The 24-hour off-licence near Euston was licensed to sell alcohol between 10am and 11pm on Mondays to Saturdays and from 11am to 10.30pm on Sundays.

The Metropolitan Police asked for a licence review following a meeting with the business earlier this year.

Staff failed to provide closed circuit television footage (CCTV) when requested to do so by the police, something they were required to be able to do.

Police lawyer Stephanie Bruce-Smith said: “We consider the licensing objectives are not being upheld due to persistent breaching of the licensing conditions, with the selling of alcohol outside permitted hours and not complying with CCTV conditions.”

Ms Bruce-Smith said in January this year, police saw two men go into the shop and leave carrying four cans of beer around 2.45am.

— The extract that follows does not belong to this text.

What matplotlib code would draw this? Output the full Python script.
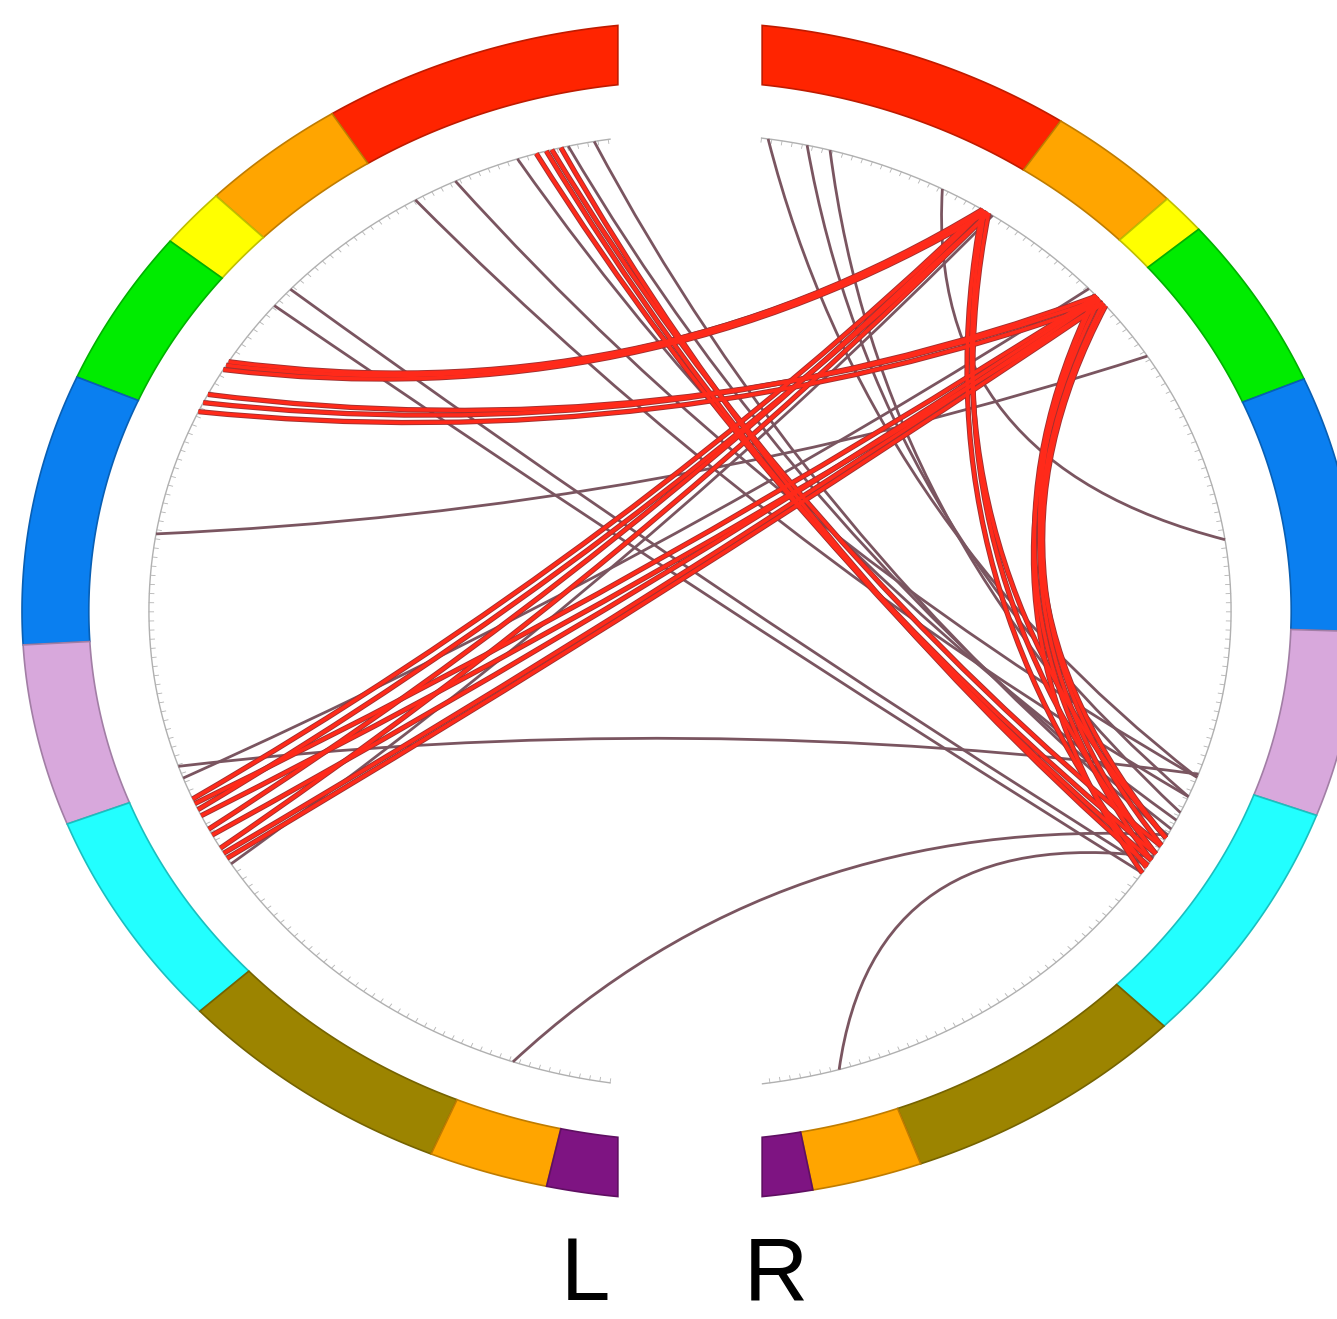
import numpy as np
import matplotlib
matplotlib.use("Agg")
import matplotlib.pyplot as plt
from matplotlib.path import Path
from matplotlib.patches import Polygon, PathPatch
import matplotlib.colors as mcolors

# ring segments, angles in degrees clockwise from top (None = cut at the L/R split)
RIGHT_BOUNDS = [None, 33.7, 45.6, 49.6, 66.8, 92.0, 110.3, 134.8, 159.8, 169.4, None]
LEFT_BOUNDS = [None, 32.4, 45.2, 51.1, 66.6, 93.3, 111.2, 132.8, 157.2, 167.6, None]
SEG_COLORS = ["#ff2400", "#ffa500", "#ffff00", "#00ec00", "#0a7ff0",
              "#d8a8dc", "#22ffff", "#9c8400", "#ffa500", "#7e1482"]

# connections (angle A, angle B) on the inner circle
RED_CHORDS = [
    (-113.2, 32.7), (-114.6, 33.5), (-117.2, 32.9), (-119.8, 33.5),
    (-113.8, 48.7), (-115.4, 49.8), (-118.0, 48.9), (-121.2, 49.8), (-120.5, 49.2),
    (-59.0, 32.7), (-59.6, 33.3), (-58.5, 32.9),
    (-64.1, 48.7), (-65.3, 49.8), (-63.0, 49.2),
    (-16.5, 120.6), (-15.4, 121.5), (-14.8, 119.5), (-13.8, 122.2),
    (33.0, 118.4), (33.5, 120.6), (32.7, 122.5),
    (48.7, 118.4), (49.8, 120.6), (49.2, 123.3), (48.5, 121.5), (50.2, 119.4),
]
DARK_CHORDS = [
    (-30.5, 112.9), (-25.7, 110.4), (-18.6, 116.0), (-13.0, 117.2), (-10.2, 118.0),
    (8.3, 110.4), (12.5, 112.9), (15.0, 115.0),
    (27.8, 81.4), (57.7, -80.7),
    (-109.0, 110.0),
    (-50.2, 123.3), (-47.6, 122.4),
    (-160.9, 118.0), (164.0, 121.0),
    (-110.5, 47.5), (-122.0, 34.0),
]
LABELS = ["L", "R"]

R_OUT, R_IN = 1.0, 0.9
R_CHORD = 0.81
GAP_X = 0.108
CURVE = 0.6  # control point = CURVE * chord midpoint


def pt(ang, r):
    a = np.deg2rad(ang)
    return np.array([r * np.sin(a), r * np.cos(a)])


def gap_angle(r, top):
    # angle of the vertical gap cut at radius r
    a = np.rad2deg(np.arcsin(GAP_X / r))
    return a if top else 180.0 - a


def ring_side(ax, bounds, sign):
    for i, c in enumerate(SEG_COLORS):
        lo, hi = bounds[i], bounds[i + 1]
        pts_out, pts_in = [], []
        for r, store in ((R_OUT, pts_out), (R_IN, pts_in)):
            a0 = gap_angle(r, True) if lo is None else lo
            a1 = gap_angle(r, False) if hi is None else hi
            for a in np.linspace(a0, a1, 60):
                store.append(pt(sign * a, r))
        poly = np.vstack([pts_out, pts_in[::-1]])
        edge = tuple(np.array(mcolors.to_rgb(c)) * 0.75)
        ax.add_patch(Polygon(poly, closed=True, facecolor=c, edgecolor=edge,
                             linewidth=1.2, zorder=2))


def chord(ax, a, b, color, lw, z):
    A, B = pt(a, R_CHORD), pt(b, R_CHORD)
    C = CURVE * (A + B) / 2
    p = Path([A, C, B], [Path.MOVETO, Path.CURVE3, Path.CURVE3])
    ax.add_patch(PathPatch(p, facecolor="none", edgecolor=color, linewidth=lw,
                           capstyle="butt", zorder=z))


def main():
    fig = plt.figure(figsize=(13.37, 13.19), dpi=100)
    ax = fig.add_axes([0, 0, 1, 1])
    ax.set_xlim(-690 / 668, (1337 - 690) / 668)
    ax.set_ylim(-(1319 - 611) / 589, 611 / 589)
    ax.axis("off")

    ring_side(ax, RIGHT_BOUNDS, 1)
    ring_side(ax, LEFT_BOUNDS, -1)

    # inner circle with fine ticks
    for a0, a1 in ((7.6, 172.3), (-171.5, -8.5)):
        angs = np.linspace(a0, a1, 400)
        xy = np.array([pt(a, R_CHORD) for a in angs])
        ax.plot(xy[:, 0], xy[:, 1], color="#b0b0b0", lw=1.0, zorder=3)
        for a in np.arange(a0, a1, 1.1):
            p0, p1 = pt(a, R_CHORD), pt(a, R_CHORD - 0.007)
            ax.plot([p0[0], p1[0]], [p0[1], p1[1]], color="#b4b4b4", lw=0.6, zorder=3)

    for a, b in DARK_CHORDS:
        chord(ax, a, b, "#7a5560", 2.0, 4)
    for a, b in RED_CHORDS:
        chord(ax, a, b, "#a03030", 3.8, 5)
    for a, b in RED_CHORDS:
        chord(ax, a, b, "#ff2a1a", 2.5, 6)

    ax.text(-0.157, -1.13, LABELS[0], fontsize=64, family="Liberation Sans",
            ha="center", va="center", color="black")
    ax.text(0.128, -1.13, LABELS[1], fontsize=64, family="Liberation Sans",
            ha="center", va="center", color="black")

    fig.savefig("out.png", dpi=100, facecolor="white")
    plt.close(fig)


if __name__ == "__main__":
    main()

The shop could not provide CCTV.

On a second occasion in March, a man left the shop with champagne in a carrier bag at around 1.10am.

CCTV footage in the shop showed how the bottle of champagne was collected from a back room and given to the customer when he paid.

Ms Bruce-Smith said the footage was not handed over to police afterwards.

Several breaches were noted during an enforcement visit to the shop this July.

Esther Jones from Camden Council’s enforcement team said they had contacted the shop several times.

Residents contacted them with concerns about anti-social behaviour and drinking in Tolmers Square nearby.

David Dadds, the lawyer for the business, said there was no evidence linking the shop with the drinking in the square. He explained management are now inspecting the square as part of their regular checks. There were not any out-of-hours sales in the last six months, he claimed.

Shutters had been installed to hide alcohol from view, and there had been no prosecutions, he said.

“Revocation is completely disproportionate,” Dadds said.

He said CCTV is now available and that staff have received training at the family-run business.  Alcohol was not sold to people who were drunk or to under-age customers, he claimed.

Several residents wrote to the licensing department  in support of the shop and said alcohol was not available after-hours.

The hearing was “a bit of a wake-up call,” Dadds said.

Committee member Cllr Sylvia McNamara said the meeting at the police station should have already raised concerns.

She said: “There’s been so many breaches, to me it’s really not acceptable.”

The committee decided to revoke the alcohol licence after a three-hour hearing. The business can appeal.